# Rows
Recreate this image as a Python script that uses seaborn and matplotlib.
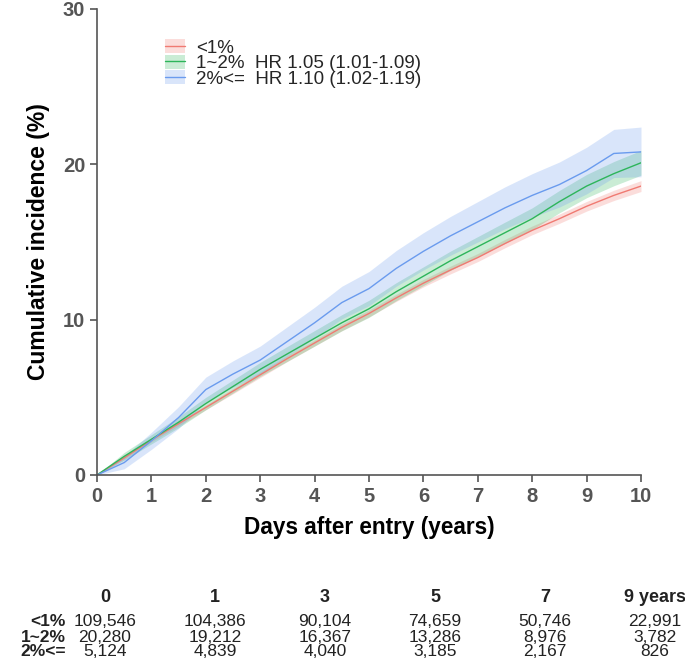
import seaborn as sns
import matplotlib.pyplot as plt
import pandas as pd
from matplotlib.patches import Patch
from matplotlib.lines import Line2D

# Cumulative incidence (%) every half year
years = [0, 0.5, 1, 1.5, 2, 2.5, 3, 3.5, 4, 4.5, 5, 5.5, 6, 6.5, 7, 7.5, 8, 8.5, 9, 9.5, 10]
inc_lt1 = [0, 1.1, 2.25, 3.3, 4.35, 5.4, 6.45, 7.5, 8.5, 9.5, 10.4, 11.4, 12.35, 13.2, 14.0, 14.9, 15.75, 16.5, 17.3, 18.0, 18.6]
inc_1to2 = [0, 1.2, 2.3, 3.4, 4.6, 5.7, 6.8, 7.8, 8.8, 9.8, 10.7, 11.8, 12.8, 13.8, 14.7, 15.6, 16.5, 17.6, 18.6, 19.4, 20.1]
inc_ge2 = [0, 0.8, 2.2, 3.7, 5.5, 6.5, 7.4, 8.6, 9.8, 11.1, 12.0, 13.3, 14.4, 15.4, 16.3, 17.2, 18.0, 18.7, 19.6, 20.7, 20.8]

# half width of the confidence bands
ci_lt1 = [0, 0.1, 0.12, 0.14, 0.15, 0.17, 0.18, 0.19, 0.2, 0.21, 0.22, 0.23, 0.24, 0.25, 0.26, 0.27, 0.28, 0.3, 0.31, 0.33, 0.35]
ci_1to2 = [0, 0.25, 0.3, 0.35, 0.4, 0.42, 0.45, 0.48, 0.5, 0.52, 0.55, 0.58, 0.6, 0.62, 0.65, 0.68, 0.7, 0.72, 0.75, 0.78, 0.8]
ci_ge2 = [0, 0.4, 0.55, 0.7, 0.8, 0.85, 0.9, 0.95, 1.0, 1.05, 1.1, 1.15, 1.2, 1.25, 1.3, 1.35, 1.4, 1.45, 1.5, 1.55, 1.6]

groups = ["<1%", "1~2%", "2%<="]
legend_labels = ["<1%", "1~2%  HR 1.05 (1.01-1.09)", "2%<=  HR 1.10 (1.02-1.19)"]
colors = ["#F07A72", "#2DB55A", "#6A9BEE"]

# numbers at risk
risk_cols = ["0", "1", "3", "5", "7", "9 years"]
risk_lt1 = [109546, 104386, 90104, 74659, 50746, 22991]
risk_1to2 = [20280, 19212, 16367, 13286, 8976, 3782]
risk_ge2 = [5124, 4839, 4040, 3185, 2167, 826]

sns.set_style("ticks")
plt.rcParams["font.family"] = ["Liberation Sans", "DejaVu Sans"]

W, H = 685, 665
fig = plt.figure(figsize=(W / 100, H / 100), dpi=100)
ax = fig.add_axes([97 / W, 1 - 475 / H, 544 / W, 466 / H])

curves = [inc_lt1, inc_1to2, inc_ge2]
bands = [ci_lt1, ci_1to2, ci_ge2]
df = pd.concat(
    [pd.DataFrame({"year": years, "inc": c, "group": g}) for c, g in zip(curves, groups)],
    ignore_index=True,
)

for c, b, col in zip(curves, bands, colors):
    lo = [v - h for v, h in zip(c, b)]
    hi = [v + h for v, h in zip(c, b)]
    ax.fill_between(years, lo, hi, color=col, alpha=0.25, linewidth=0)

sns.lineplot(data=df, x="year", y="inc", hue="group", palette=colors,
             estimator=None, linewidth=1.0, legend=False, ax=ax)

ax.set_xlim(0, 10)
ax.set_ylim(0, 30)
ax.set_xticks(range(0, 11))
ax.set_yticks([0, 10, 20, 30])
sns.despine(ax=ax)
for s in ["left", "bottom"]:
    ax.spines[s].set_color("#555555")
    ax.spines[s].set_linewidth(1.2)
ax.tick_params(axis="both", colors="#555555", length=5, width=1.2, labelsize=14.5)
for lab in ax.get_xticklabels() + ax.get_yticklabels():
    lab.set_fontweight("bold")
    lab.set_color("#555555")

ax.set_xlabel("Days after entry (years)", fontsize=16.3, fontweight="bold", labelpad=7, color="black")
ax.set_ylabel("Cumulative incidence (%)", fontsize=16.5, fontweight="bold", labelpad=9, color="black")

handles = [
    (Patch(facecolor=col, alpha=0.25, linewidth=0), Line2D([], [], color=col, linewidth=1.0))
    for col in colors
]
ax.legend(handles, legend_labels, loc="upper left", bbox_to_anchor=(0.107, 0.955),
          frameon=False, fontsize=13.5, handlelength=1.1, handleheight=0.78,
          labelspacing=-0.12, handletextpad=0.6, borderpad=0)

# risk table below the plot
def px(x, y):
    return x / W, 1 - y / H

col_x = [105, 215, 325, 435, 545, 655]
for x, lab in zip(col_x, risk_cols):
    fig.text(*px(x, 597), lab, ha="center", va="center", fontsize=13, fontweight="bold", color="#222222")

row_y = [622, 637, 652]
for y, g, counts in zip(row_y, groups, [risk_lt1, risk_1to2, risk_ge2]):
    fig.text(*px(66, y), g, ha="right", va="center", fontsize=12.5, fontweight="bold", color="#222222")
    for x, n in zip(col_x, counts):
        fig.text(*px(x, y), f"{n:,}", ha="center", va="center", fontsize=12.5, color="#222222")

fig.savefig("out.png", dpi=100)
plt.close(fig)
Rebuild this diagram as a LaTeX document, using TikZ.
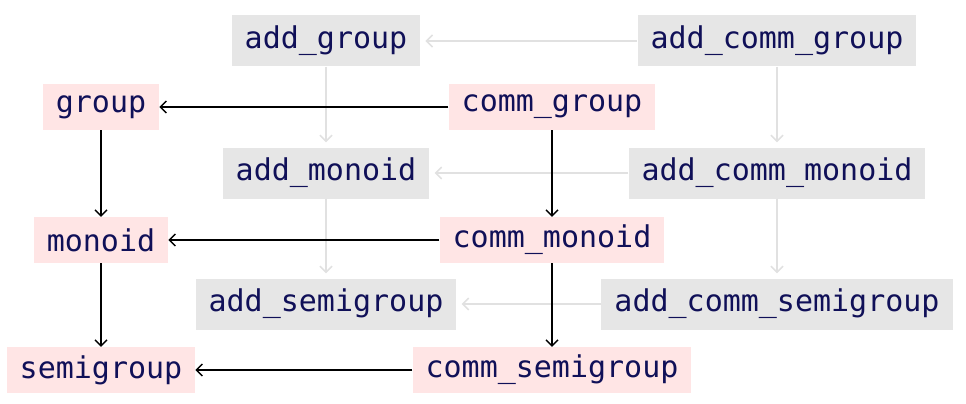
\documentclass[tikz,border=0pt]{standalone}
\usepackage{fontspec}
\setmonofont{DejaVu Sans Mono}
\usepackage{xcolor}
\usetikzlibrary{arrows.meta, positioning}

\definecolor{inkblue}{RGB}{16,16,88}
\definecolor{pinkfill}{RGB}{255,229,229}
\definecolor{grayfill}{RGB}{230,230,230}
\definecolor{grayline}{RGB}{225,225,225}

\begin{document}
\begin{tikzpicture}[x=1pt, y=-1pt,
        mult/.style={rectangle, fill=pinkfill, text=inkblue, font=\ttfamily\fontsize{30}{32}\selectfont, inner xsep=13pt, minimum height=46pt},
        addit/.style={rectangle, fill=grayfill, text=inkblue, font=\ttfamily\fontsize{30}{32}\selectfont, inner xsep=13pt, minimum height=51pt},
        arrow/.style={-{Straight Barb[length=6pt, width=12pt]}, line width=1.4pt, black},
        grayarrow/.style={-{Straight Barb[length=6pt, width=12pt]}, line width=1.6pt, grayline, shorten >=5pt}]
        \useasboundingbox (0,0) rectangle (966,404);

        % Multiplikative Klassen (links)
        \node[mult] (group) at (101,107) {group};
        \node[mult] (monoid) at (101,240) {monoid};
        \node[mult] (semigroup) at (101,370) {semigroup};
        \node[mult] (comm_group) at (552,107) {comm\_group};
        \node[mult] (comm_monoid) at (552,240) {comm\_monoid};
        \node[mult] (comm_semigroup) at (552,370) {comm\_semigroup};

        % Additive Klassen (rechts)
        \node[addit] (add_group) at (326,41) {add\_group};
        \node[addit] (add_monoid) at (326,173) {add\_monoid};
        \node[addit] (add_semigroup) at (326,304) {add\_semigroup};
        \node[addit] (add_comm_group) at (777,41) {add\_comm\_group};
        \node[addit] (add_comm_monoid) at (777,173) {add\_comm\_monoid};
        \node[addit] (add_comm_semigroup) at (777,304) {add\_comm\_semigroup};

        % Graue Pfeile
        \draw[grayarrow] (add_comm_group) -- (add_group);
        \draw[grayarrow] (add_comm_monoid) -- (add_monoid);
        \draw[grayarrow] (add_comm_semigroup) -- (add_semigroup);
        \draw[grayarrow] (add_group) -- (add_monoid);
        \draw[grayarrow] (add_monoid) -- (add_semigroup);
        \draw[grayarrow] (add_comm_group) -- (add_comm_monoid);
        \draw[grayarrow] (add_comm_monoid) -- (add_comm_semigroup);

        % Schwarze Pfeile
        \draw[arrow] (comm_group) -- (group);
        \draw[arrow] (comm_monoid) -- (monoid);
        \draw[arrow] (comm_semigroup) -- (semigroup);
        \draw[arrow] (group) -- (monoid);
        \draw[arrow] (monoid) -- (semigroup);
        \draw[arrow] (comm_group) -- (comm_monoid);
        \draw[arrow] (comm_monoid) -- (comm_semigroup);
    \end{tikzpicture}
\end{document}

# Task instructions
Nothing but the lines from the start of the records above through the line with "19.6, 20.7, 20.8]" should be retyped, each exactly as written; leave out all pictures.

# Full output
Recreate this image as a Python script that uses seaborn and matplotlib.
import seaborn as sns
import matplotlib.pyplot as plt
import pandas as pd
from matplotlib.patches import Patch
from matplotlib.lines import Line2D

# Cumulative incidence (%) every half year
years = [0, 0.5, 1, 1.5, 2, 2.5, 3, 3.5, 4, 4.5, 5, 5.5, 6, 6.5, 7, 7.5, 8, 8.5, 9, 9.5, 10]
inc_lt1 = [0, 1.1, 2.25, 3.3, 4.35, 5.4, 6.45, 7.5, 8.5, 9.5, 10.4, 11.4, 12.35, 13.2, 14.0, 14.9, 15.75, 16.5, 17.3, 18.0, 18.6]
inc_1to2 = [0, 1.2, 2.3, 3.4, 4.6, 5.7, 6.8, 7.8, 8.8, 9.8, 10.7, 11.8, 12.8, 13.8, 14.7, 15.6, 16.5, 17.6, 18.6, 19.4, 20.1]
inc_ge2 = [0, 0.8, 2.2, 3.7, 5.5, 6.5, 7.4, 8.6, 9.8, 11.1, 12.0, 13.3, 14.4, 15.4, 16.3, 17.2, 18.0, 18.7, 19.6, 20.7, 20.8]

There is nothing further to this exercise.